Relevance feedback and sparsity handling methods for temporal data
Please cite this item using this persistent URLhttp://hdl.handle.net/11693/47732
Data with temporal ordering arises in many natural and digital processes with an increasing importance and immense number of applications. This study provides solutions to data mining problems in analyzing time series both in standalone and sparse networked cases. We initially develop a methodology for browsing time series repositories by forming new time series queries based on user annotations. The result set for each query is formed using diverse selection methods to increase the effectiveness of the relevance feedback (RF) mechanism.

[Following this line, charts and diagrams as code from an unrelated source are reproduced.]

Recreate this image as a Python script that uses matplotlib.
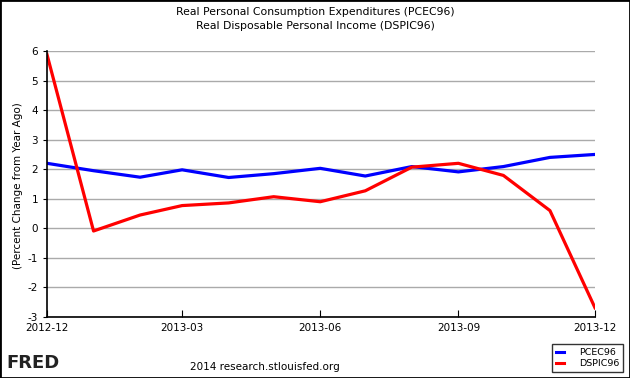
import matplotlib
matplotlib.use("Agg")
import matplotlib.pyplot as plt
from matplotlib.patches import Rectangle
import pandas as pd

dates = pd.date_range("2012-12-01", "2013-12-01", freq="MS")
pcec96 = [2.20, 1.95, 1.73, 1.98, 1.72, 1.85, 2.03, 1.77, 2.09, 1.91, 2.09, 2.40, 2.50]
dspic96 = [5.88, -0.09, 0.45, 0.77, 0.86, 1.07, 0.90, 1.27, 2.07, 2.20, 1.79, 0.60, -2.69]
title_lines = ["Real Personal Consumption Expenditures (PCEC96)",
               "Real Disposable Personal Income (DSPIC96)"]
ylabel = "(Percent Change from Year Ago)"
xtick_dates = ["2012-12-01", "2013-03-01", "2013-06-01", "2013-09-01", "2013-12-01"]

plt.rcParams['font.family'] = ['DejaVu Sans']
plt.rcParams['axes.unicode_minus'] = False
fig = plt.figure(figsize=(6.3, 3.78), dpi=100)
ax = fig.add_axes([47/630, 1-317/378, (595-47)/630, (317-51)/378])

l1, = ax.plot(dates, pcec96, color="#0000ff", lw=2.3, label="PCEC96")
l2, = ax.plot(dates, dspic96, color="#ff0000", lw=2.3, label="DSPIC96")

ax.set_xlim(dates[0], dates[-1])
ax.set_ylim(-3, 6)
ax.set_yticks(range(-3, 7))
ax.yaxis.grid(True, color="#aaaaaa", lw=1)
ax.set_axisbelow(True)
xt = pd.to_datetime(xtick_dates)
ax.set_xticks(xt)
ax.set_xticklabels([d.strftime("%Y-%m") for d in xt])
for s in ["top", "right"]:
    ax.spines[s].set_visible(False)
ax.spines["left"].set_linewidth(1.2)
ax.spines["bottom"].set_linewidth(1.2)
ax.tick_params(axis="x", direction="in", length=5, labelsize=7.5, pad=4)
ax.tick_params(axis="y", direction="out", length=3, labelsize=7.5)

fig.text(18/630, 0.5 + 0.01, ylabel, rotation=90, ha="center", va="center", fontsize=7.5)
fig.text(0.5, 1-12/378, title_lines[0], ha="center", va="center", fontsize=7.8)
fig.text(0.5, 1-26/378, title_lines[1], ha="center", va="center", fontsize=7.8)
fig.text(265/630, 1-367/378, "2014 research.stlouisfed.org", ha="center", va="center", fontsize=7.5)
fig.text(6/630, 1-363/378, "FRED", ha="left", va="center", fontsize=13, fontweight="bold", color="#222222")

leg = fig.legend(handles=[l1, l2], loc="lower right", bbox_to_anchor=(623/630, 1-372/378),
                 fontsize=6.8, frameon=True, fancybox=False, handlelength=0.8,
                 borderpad=0.4, labelspacing=0.25, handletextpad=1.6, borderaxespad=0)
leg.get_frame().set_edgecolor("black")
leg.get_frame().set_linewidth(1.0)
for h in leg.get_lines():
    h.set_linewidth(2.2)

fig.patches.append(Rectangle((0, 0), 1, 1, transform=fig.transFigure, fill=False,
                             edgecolor="black", lw=2))
fig.savefig("out.png", dpi=100)
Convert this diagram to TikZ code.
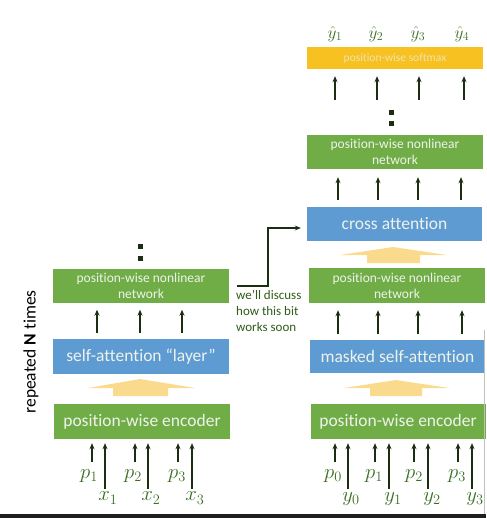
\documentclass[tikz,border=0pt]{standalone}
\usepackage{fontspec}
\setmainfont[Ligatures=NoCommon]{Carlito}
\usetikzlibrary{arrows.meta}
\definecolor{boxgreen}{HTML}{70AD47}
\definecolor{boxblue}{HTML}{5F9BD3}
\definecolor{boxgold}{HTML}{F6C121}
\definecolor{flowyellow}{HTML}{FADB8E}
\definecolor{labgreen}{HTML}{3B6E22}
\definecolor{notegreen}{HTML}{2E5C16}
\definecolor{arrowdark}{HTML}{1C2E12}
\definecolor{boxtext}{HTML}{EEF3EA}
\begin{document}
\begin{tikzpicture}[x=1pt,y=-1pt,
  blockbox/.style={draw=none, inner sep=0pt, align=center, text=boxtext,
    minimum width=176pt, minimum height=35pt},
  greenbox/.style={blockbox, fill=boxgreen},
  bluebox/.style={blockbox, fill=boxblue},
  bigtext/.style={font=\fontsize{17.5}{18}\selectfont},
  smalltext/.style={font=\fontsize{13.5}{16}\selectfont},
  flow/.style={arrowdark, line width=1.3pt, -{Stealth[length=6pt,width=5pt]}},
  sym/.style={text=labgreen, inner sep=0pt, font=\fontsize{20}{20}\selectfont},
  hatsym/.style={sym, font=\fontsize{18}{18}\selectfont},
  dotsq/.style={fill=arrowdark, draw=none, minimum size=5pt, inner sep=0pt},
  widearrow/.style={fill=flowyellow, draw=none}
]
\useasboundingbox (0,0) rectangle (486,518);

% ---------------- encoder stack (left) ----------------
\node[greenbox, smalltext, minimum height=34pt] (lnl) at (141,285.5) {position-wise nonlinear\\network};
\node[bluebox, bigtext] (lsa) at (141,356.5) {self-attention ``layer''};
\node[greenbox, bigtext] (lenc) at (142,421.5) {position-wise encoder};

\node[dotsq] (ld1) at (140,246) {};
\node[dotsq] (ld2) at (140,258) {};

\foreach \dx in {-44,-1,41}
  \draw[flow, shorten <=6pt, shorten >=7pt] ([xshift=\dx pt]lsa.north) -- ([xshift=\dx pt]lnl.south);

% broad arrow from the encoder into self-attention
\fill[widearrow] (88,388) -- (140,379) -- (195,388) -- (168,388) -- (168,396)
  -- (113,396) -- (113,388) -- cycle;

% inputs: positions and tokens
\node[sym] (p1) at (89,476) {$p_1$};
\node[sym] (x1) at (108,498) {$x_1$};
\node[sym] (p2) at (133,476) {$p_2$};
\node[sym] (x2) at (151,498) {$x_2$};
\node[sym] (p3) at (177,476) {$p_3$};
\node[sym] (x3) at (195,498) {$x_3$};
\foreach \x in {92,135,178}
  \draw[flow, shorten >=4pt] (\x,462) -- (\x,462 |- lenc.south);
\foreach \x in {105,148,192}
  \draw[flow, shorten >=4pt] (\x,489) -- (\x,489 |- lenc.south);

\node[rotate=90, font=\fontsize{17.5}{18}\selectfont, text=black] (rep) at (31,352)
  {repeated \textbf{N} times};

% ---------------- decoder stack (right) ----------------
\node[fill=boxgold, draw=none, inner sep=0pt, minimum width=176pt, minimum height=22pt,
  text=boxtext!70!boxgold, font=\fontsize{11.5}{12}\selectfont] (smax) at (395,58) {position-wise softmax};
\node[greenbox, smalltext, minimum height=34pt] (rnl2) at (395,152) {position-wise nonlinear\\network};
\node[bluebox, bigtext, minimum width=175pt, minimum height=34pt] (cross) at (394.5,224) {cross attention};
\node[greenbox, smalltext] (rnl1) at (397,285.5) {position-wise nonlinear\\network};
\node[bluebox, bigtext, minimum width=175pt, minimum height=33pt] (msa) at (397.5,356.5) {masked self-attention};
\node[greenbox, bigtext, minimum width=175pt] (renc) at (398,421.5) {position-wise encoder};

\node[dotsq] (rd1) at (391,113) {};
\node[dotsq] (rd2) at (391,124) {};

% outputs
\node[hatsym] (h1) at (335,34) {$\hat{y}_1$};
\node[hatsym] (h2) at (376,34) {$\hat{y}_2$};
\node[hatsym] (h3) at (418,34) {$\hat{y}_3$};
\node[hatsym] (h4) at (462,34) {$\hat{y}_4$};

\foreach \x in {335,377,419,464}
  \draw[flow, shorten >=7pt] (\x,100) -- (\x,100 |- smax.south);
\foreach \x in {338,378,418,461}
  \draw[flow, shorten >=8pt] (\x,200) -- (\x,200 |- rnl2.south);
\foreach \x in {338,378,418,462}
  \draw[flow, shorten <=6pt, shorten >=7pt] (\x,340) -- (\x,340 |- rnl1.south);

\fill[widearrow] (340,255) -- (393,247) -- (447,255) -- (420,255) -- (420,263)
  -- (367,263) -- (367,255) -- cycle;
\fill[widearrow] (344,388) -- (396,380) -- (449,388) -- (422,388) -- (422,396)
  -- (370,396) -- (370,388) -- cycle;

% inputs: positions and shifted targets
\node[sym] (p0) at (333,476) {$p_0$};
\node[sym] (y0) at (351,499) {$y_0$};
\node[sym] (q1) at (374,476) {$p_1$};
\node[sym] (y1) at (393,499) {$y_1$};
\node[sym] (q2) at (414,476) {$p_2$};
\node[sym] (y2) at (432,499) {$y_2$};
\node[sym] (q3) at (457,476) {$p_3$};
\node[sym] (y3) at (475,499) {$y_3$};
\foreach \x in {335,375,414,458}
  \draw[flow, shorten >=4pt] (\x,462) -- (\x,462 |- renc.south);
\foreach \x in {348,389,428,472}
  \draw[flow, shorten >=4pt] (\x,489) -- (\x,489 |- renc.south);

% encoder output routed to cross attention
\coordinate (tap) at (237,286);
\draw[flow, shorten >=6pt] (tap) -- (268,286) |- ([yshift=-4pt]cross.west);
\node[text=notegreen, align=left, anchor=north west, inner sep=0pt,
  font=\fontsize{13}{16}\selectfont] (note) at (236,290)
  {we'll discuss\\how this bit\\works soon};

% frame edges
\draw[black!25, line width=0.8pt] (484,330) -- (484,514);
\fill[black!88] (0,514) rectangle (486,518);
\end{tikzpicture}
\end{document}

In addition to RF, a unique aspect of time series data is considered and representation feedback methods are proposed to converge to the outperforming representation type among various transformations based on user annotations as opposed to manual selection. These methods are based on partitioning of the result set according to representation performance and a weighting approach which amplifies different features from multiple representations. We subsequently propose the utilization of autoencoders to summarize the time series into a data-aware sparse representation to both decrease computation load and increase the accuracy. Experiments on a large variety of real data sets prove that the proposed methods improve the accuracy significantly and data-aware representations have recorded similar performances while reducing the data and computational load. As a more demanding case, the time series dataset may be incomplete needing interpolation approaches to apply data mining techniques. In this regard, we analyze a sparse time series data with an underlying time varying network. We develop a methodology to generate a road network time series dataset using noisy and sparse vehicle trajectories and evaluate the result using time varying shortest path solutions.